Michael Jackson’s nimble lighting design includes a clever “TV” that delighted me with its ghostly shadows.
Tim Brickley’s sound design includes beautiful original (I think) banjo (I think) interludes that express the sometimes wistful quality of family life, adding yet another layer to the emotional mix on stage.
Ashley Kiefer’s costumes are subtly just right for each character’s personality; I can imagine each character choosing what he or she wears, and at first glance, each is fairly “every day.” However, the costumes also blend together artistically to say something additional about the whole family.
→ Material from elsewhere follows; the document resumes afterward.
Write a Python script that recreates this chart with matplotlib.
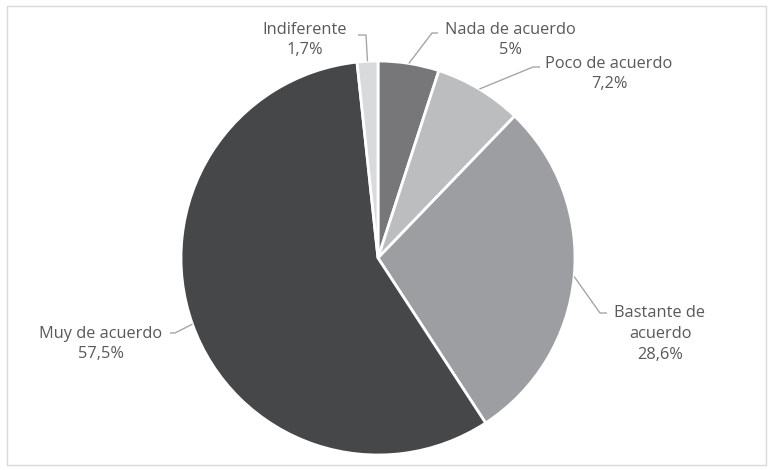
import numpy as np
import matplotlib.pyplot as plt
from matplotlib.patches import Rectangle

labels = ["Nada de acuerdo", "Poco de acuerdo", "Bastante de\nacuerdo", "Muy de acuerdo", "Indiferente"]
values = [5.0, 7.2, 28.6, 57.5, 1.7]
pct_text = ["5%", "7,2%", "28,6%", "57,5%", "1,7%"]
colors = ["#77777a", "#bcbdbf", "#9d9ea2", "#464749", "#d9dadb"]

W, H = 774, 470
fig = plt.figure(figsize=(W / 100, H / 100), dpi=100)
ax = fig.add_axes([0, 0, 1, 1])

# frame around the chart area
fig.patches.append(Rectangle((7 / W, 5 / H), 759 / W, 459 / H, transform=fig.transFigure,
                             fill=False, edgecolor="#d9d9d9", linewidth=1))

cx, cy, r = 378, H - 258, 197
wedges, _ = ax.pie(values, colors=colors, startangle=90, counterclock=False,
                   center=(cx, cy), radius=r, frame=True,
                   wedgeprops=dict(edgecolor="white", linewidth=2))
ax.set_xlim(0, W)
ax.set_ylim(0, H)
ax.set_aspect("equal")
ax.axis("off")

# label text centre (pixels) and leader elbow (pixels)
text_pos = [(510, 40), (609, 74), (660, 334), (101, 344), (305, 40)]
elbows = [(432, 33, 438), (533, 67, 540), (600, 313, 607), (175, 333, 170), (366, 35, 358)]

for w, lab, pt, tp, el in zip(wedges, labels, pct_text, text_pos, elbows):
    ang = np.deg2rad((w.theta1 + w.theta2) / 2)
    x0 = cx + r * np.cos(ang)
    y0 = cy + r * np.sin(ang)
    ex, ey, hx = el
    ax.plot([x0, ex, hx], [y0, H - ey, H - ey], color="#a6a6a6", linewidth=1, solid_capstyle="butt")
    ax.text(tp[0], H - tp[1], lab + "\n" + pt, ha="center", va="center",
            fontsize=11.8, color="#595959", family="Open Sans", linespacing=1.38)

fig.savefig("out.png", dpi=100)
The costume design visually supports that most of these people are related to each other and hints at their relationships. I am not explaining this very well, but anyway, I was impressed by the costume design.
My program says that Richard S. Rand did the fight choreography. I was impressed by that, too, although I didn’t think about it during the show. I just ducked.
I’m sure the show’s excellence is also due to the fact that David Santangelo and Chelsey Wood are the assistant stage managers, Nolan Brokamp was the technical director, Ashley Kiefer did props, David Graham was the production intern, and Cody Grady is the light and sound operator.
Lou Harry of the Indianapolis Business Journal called this show a “must see.” I try not to use that expression but if I were going to use it, I would use it for the Phoenix Theatre’s production of “August: Osage County,” a Pulitzer/Tony-award winner by Tracy Letts. It runs one more weekend at the Phoenix Theatre. Call 317-635-7529 for tickets.
‘See you at the theatres…
(All photos for this post were taken by Zach Rosing and provided by the Phoenix Theatre; used with permission. Roll your mouse over each photo to see the actors’ names.)
3/5/12 P.S. – When I read Melissa Hall’s review on her Stage Write blog, it reminded me that while I would call this a “must see” for just about any adult, I would not suggest it for kids. Thanks, Melissa!